[Start DATASET CONTENT]
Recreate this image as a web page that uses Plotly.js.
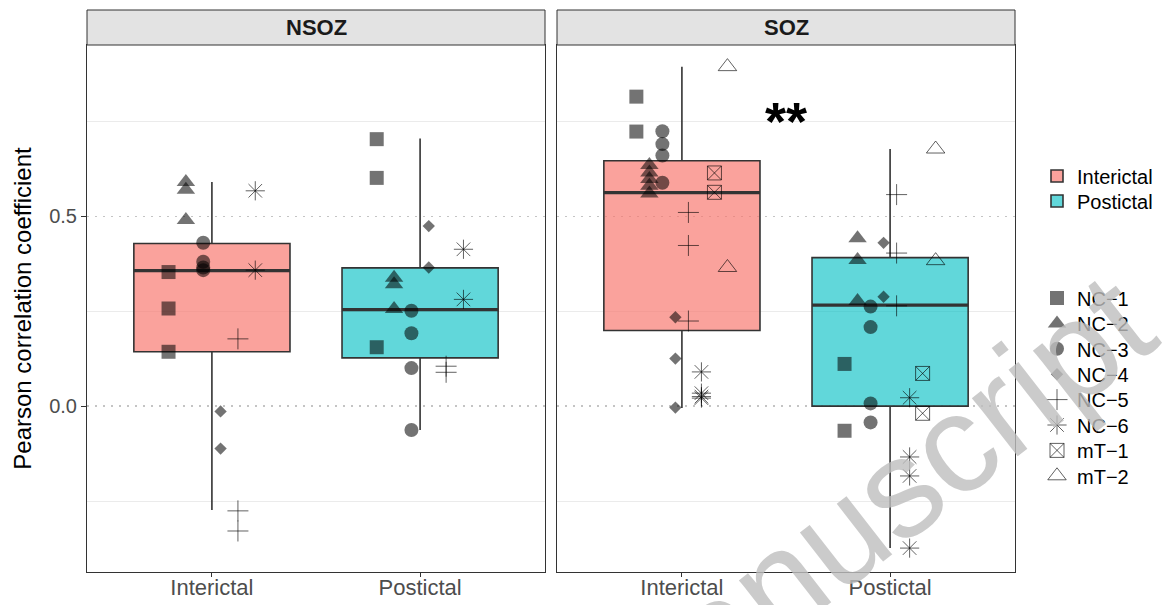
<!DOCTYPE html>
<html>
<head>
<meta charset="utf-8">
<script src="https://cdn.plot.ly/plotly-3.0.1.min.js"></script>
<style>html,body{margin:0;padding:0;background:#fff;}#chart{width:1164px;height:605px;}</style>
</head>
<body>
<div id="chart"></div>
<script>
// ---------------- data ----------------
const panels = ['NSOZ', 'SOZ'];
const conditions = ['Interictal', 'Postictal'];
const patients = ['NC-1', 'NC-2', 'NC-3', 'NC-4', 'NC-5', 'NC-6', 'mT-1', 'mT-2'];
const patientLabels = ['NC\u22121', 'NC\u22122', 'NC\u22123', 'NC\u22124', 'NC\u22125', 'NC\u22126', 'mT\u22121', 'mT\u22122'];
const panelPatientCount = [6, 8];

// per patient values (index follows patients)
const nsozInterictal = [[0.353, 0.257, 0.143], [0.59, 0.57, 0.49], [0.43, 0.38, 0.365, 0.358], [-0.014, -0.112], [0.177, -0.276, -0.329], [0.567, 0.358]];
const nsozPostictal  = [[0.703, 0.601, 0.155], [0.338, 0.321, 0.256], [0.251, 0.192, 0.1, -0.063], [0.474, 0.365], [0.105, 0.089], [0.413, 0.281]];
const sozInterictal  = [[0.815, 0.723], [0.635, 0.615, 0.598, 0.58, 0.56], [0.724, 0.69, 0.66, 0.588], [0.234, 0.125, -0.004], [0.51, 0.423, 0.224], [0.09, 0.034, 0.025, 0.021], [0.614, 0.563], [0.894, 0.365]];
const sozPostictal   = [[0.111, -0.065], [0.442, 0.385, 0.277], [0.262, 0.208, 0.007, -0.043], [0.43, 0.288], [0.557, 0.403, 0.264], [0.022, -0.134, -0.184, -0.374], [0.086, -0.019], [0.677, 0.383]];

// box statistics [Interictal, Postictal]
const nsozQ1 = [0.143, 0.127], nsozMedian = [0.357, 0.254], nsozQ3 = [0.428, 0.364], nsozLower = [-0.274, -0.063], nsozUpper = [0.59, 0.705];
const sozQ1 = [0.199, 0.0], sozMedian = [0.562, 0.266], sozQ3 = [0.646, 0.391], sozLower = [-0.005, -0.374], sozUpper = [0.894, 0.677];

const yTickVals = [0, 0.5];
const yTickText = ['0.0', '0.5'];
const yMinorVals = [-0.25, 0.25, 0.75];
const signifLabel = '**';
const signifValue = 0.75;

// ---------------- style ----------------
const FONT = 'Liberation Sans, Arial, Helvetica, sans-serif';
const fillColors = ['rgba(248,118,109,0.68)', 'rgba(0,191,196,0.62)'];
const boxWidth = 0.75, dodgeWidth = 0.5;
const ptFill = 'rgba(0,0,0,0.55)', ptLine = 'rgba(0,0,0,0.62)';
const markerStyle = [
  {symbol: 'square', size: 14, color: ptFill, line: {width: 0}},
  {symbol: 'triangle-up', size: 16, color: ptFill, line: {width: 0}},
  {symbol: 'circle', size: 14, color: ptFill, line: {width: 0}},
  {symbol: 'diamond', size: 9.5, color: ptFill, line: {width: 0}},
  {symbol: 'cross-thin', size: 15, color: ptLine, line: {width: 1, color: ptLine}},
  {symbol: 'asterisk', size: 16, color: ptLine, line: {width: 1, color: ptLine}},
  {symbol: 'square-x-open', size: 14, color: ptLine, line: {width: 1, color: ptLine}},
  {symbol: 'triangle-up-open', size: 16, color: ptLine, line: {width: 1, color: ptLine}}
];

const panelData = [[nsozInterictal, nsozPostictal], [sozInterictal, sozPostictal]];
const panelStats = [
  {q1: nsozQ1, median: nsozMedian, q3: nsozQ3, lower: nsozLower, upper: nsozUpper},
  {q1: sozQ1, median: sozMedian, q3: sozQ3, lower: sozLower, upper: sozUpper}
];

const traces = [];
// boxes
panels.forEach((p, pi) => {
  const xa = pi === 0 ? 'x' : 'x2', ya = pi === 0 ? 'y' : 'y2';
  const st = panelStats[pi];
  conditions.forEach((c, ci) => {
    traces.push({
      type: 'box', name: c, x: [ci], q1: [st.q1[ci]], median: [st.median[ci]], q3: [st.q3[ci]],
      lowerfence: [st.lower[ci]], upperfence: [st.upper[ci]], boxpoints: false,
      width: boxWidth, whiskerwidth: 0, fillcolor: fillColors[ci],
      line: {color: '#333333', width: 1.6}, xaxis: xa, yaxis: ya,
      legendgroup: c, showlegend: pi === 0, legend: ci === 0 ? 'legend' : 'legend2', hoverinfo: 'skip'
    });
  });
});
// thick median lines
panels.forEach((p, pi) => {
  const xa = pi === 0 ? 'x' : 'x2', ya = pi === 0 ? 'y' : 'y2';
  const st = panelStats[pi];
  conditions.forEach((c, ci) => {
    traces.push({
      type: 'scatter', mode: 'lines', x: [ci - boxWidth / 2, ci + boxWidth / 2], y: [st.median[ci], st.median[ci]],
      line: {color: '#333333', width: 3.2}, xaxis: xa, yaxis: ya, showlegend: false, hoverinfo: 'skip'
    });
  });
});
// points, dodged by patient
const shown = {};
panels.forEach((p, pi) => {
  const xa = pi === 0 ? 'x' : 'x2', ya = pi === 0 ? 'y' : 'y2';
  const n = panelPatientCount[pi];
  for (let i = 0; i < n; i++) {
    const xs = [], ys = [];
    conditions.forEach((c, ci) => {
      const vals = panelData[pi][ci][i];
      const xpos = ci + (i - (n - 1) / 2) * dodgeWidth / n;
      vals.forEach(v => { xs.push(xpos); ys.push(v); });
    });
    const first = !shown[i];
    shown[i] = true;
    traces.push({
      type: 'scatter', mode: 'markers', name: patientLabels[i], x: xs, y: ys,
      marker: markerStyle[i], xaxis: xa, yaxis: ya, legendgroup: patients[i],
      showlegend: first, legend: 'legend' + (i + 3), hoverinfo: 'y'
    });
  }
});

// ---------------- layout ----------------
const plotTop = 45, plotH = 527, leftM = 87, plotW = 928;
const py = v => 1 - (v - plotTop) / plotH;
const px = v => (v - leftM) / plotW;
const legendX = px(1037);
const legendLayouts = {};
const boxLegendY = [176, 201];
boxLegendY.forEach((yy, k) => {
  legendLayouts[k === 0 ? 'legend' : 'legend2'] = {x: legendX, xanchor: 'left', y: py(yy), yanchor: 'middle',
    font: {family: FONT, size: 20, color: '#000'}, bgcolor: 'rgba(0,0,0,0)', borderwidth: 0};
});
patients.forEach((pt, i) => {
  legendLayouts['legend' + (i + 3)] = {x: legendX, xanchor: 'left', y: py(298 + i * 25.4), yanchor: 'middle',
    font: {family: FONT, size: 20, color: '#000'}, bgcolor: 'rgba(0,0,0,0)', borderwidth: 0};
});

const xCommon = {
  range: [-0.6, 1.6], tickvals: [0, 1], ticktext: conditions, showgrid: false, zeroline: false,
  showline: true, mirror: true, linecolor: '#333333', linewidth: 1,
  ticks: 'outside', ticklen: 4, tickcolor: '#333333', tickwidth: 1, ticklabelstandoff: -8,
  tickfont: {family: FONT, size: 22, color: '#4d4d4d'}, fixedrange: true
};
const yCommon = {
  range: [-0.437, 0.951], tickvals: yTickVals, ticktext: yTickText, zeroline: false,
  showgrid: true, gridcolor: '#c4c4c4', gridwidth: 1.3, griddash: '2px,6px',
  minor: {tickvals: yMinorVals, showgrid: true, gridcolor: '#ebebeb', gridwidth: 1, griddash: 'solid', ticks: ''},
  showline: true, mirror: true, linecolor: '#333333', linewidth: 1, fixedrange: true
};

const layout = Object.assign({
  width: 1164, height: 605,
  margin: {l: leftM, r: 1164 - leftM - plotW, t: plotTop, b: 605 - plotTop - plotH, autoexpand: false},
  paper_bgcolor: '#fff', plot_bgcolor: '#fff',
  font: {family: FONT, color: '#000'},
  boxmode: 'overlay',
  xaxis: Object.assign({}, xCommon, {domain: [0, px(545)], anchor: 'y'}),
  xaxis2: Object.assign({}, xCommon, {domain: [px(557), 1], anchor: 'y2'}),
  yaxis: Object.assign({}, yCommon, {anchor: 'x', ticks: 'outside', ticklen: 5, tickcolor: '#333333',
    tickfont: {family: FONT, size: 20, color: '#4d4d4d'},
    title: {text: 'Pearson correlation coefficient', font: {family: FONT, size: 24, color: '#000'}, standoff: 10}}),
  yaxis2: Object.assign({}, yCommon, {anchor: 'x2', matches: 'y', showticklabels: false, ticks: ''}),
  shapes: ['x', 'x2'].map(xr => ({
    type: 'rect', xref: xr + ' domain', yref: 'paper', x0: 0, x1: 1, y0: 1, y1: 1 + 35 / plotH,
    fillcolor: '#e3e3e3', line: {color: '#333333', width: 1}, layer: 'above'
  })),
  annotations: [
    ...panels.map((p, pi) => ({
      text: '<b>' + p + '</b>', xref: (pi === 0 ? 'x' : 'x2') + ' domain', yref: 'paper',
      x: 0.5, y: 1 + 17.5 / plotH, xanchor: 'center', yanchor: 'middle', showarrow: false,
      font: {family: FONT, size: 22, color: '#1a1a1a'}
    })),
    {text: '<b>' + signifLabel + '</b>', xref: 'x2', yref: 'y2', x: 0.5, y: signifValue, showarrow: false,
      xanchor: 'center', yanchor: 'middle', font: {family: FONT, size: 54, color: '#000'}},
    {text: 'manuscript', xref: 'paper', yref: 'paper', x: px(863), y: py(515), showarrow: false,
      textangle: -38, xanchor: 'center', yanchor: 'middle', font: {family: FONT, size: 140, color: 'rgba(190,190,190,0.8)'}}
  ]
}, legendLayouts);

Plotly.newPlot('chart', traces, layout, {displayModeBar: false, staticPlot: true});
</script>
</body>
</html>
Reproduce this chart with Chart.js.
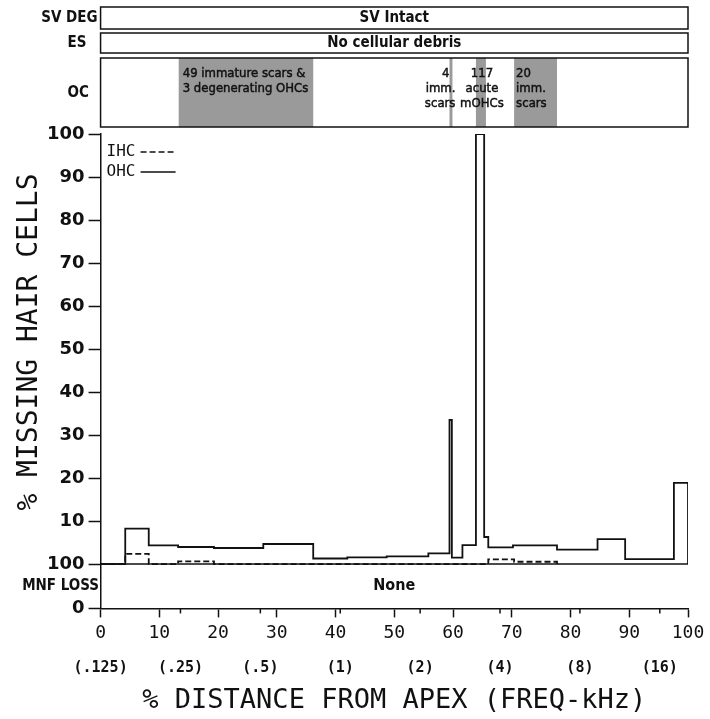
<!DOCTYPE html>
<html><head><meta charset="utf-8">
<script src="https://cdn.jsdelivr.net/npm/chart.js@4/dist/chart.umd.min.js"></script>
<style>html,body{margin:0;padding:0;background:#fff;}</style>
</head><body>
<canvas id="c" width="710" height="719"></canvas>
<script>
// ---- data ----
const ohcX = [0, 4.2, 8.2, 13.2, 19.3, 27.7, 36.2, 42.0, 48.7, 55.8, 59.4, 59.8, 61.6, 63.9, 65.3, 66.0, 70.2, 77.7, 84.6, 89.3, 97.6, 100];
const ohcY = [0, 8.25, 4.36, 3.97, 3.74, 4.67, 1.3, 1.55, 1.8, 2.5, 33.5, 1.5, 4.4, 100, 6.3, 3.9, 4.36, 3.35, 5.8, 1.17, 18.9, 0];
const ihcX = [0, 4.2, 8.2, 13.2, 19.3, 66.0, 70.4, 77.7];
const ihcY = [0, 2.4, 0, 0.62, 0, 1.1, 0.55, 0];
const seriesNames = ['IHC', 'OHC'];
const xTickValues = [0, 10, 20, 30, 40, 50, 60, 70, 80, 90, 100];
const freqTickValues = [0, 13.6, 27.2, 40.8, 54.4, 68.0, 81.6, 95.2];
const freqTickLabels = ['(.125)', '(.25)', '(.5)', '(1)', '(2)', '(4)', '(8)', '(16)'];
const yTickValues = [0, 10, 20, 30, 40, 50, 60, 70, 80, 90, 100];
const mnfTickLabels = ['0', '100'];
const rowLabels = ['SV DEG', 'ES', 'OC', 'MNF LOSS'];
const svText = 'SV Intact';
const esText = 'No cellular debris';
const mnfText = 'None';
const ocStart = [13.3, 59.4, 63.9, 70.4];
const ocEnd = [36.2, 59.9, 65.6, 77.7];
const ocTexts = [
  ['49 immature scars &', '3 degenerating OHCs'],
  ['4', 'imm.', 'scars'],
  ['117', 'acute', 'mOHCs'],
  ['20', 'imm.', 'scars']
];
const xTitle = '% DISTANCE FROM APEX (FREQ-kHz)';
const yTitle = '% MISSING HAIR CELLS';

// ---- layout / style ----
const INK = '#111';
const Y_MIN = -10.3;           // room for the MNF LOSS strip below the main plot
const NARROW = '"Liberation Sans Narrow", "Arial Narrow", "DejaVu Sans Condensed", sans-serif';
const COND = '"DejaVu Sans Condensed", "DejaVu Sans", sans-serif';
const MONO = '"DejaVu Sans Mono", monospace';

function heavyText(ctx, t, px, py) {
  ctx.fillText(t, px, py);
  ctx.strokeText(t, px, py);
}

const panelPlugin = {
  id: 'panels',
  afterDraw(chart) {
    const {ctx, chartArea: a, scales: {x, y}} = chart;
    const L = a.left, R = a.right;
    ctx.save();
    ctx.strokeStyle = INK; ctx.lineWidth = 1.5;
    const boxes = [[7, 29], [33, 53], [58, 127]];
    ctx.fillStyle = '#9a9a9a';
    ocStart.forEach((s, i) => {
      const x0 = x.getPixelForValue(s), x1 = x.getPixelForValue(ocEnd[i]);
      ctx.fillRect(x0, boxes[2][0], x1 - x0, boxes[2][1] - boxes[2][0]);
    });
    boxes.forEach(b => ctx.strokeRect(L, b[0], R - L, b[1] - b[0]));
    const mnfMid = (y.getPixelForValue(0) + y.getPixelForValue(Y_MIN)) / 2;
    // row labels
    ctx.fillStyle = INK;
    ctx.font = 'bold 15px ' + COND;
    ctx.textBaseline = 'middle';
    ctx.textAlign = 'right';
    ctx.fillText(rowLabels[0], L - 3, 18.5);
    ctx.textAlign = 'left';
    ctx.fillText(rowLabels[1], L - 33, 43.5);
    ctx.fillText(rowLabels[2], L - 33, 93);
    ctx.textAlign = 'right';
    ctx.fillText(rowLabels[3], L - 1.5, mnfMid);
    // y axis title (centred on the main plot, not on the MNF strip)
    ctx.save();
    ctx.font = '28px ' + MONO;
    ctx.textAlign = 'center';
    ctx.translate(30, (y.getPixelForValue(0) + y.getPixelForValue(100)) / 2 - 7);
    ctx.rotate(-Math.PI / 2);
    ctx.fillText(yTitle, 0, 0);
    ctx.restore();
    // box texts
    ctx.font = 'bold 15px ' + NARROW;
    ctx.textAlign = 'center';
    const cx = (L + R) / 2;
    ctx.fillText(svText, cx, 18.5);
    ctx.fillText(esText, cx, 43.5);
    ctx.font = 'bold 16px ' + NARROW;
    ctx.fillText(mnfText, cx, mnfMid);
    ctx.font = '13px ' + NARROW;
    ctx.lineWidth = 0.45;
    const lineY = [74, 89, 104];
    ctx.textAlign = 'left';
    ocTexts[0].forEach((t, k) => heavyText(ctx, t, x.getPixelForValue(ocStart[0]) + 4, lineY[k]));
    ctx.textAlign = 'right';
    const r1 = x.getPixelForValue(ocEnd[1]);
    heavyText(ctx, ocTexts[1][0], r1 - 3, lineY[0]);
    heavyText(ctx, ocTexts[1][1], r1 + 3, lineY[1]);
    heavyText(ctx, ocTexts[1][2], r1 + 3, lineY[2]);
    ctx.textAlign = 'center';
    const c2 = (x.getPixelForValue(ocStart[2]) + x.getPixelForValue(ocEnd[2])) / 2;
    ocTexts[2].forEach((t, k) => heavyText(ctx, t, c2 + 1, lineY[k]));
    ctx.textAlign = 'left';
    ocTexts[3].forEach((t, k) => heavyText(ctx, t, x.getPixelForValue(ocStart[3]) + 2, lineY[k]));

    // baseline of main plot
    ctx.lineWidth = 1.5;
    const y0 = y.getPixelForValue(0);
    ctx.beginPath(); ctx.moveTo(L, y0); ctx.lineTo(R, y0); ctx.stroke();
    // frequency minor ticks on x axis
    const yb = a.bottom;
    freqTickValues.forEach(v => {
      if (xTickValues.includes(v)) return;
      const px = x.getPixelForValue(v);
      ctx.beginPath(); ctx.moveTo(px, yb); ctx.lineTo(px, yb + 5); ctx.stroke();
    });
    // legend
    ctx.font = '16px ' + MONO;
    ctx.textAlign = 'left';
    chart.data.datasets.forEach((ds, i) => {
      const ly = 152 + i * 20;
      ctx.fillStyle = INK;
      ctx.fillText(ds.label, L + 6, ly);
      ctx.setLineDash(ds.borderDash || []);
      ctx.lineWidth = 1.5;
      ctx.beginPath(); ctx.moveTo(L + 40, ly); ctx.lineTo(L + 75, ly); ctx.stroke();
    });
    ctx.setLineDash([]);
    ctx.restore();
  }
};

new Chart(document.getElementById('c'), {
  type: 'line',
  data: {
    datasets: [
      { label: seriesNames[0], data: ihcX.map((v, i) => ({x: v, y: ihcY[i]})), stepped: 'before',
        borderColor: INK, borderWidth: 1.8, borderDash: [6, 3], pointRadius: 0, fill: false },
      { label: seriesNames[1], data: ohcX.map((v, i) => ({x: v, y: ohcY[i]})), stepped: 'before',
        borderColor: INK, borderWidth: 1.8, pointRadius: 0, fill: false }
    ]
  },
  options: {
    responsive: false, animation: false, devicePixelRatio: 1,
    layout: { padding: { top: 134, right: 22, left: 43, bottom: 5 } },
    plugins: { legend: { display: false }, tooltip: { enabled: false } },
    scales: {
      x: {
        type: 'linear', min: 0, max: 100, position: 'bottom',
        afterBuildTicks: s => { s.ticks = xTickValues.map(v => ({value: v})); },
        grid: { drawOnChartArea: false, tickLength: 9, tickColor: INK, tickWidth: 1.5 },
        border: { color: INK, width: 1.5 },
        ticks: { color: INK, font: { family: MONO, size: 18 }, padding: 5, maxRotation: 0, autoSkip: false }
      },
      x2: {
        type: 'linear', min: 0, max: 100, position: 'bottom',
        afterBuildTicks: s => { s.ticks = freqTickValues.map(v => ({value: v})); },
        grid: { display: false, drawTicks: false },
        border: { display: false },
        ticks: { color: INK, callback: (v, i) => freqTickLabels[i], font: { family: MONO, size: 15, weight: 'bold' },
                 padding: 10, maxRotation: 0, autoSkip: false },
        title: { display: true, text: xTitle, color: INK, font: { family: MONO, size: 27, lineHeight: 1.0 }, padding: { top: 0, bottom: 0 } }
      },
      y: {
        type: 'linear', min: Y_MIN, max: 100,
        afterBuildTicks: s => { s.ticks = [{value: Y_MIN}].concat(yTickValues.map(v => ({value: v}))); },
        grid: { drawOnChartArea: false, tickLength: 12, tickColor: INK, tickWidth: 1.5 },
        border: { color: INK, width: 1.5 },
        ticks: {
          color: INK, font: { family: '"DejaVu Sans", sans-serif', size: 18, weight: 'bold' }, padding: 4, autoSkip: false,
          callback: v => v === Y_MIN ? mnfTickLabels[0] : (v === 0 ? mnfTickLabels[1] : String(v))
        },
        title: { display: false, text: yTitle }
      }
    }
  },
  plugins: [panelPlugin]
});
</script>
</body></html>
[End DATASET CONTENT]
Check each line of the entries for the string "this". Copy the lines that have it.

Recreate this image as a web page that uses Plotly.js.
Reproduce this chart with Chart.js.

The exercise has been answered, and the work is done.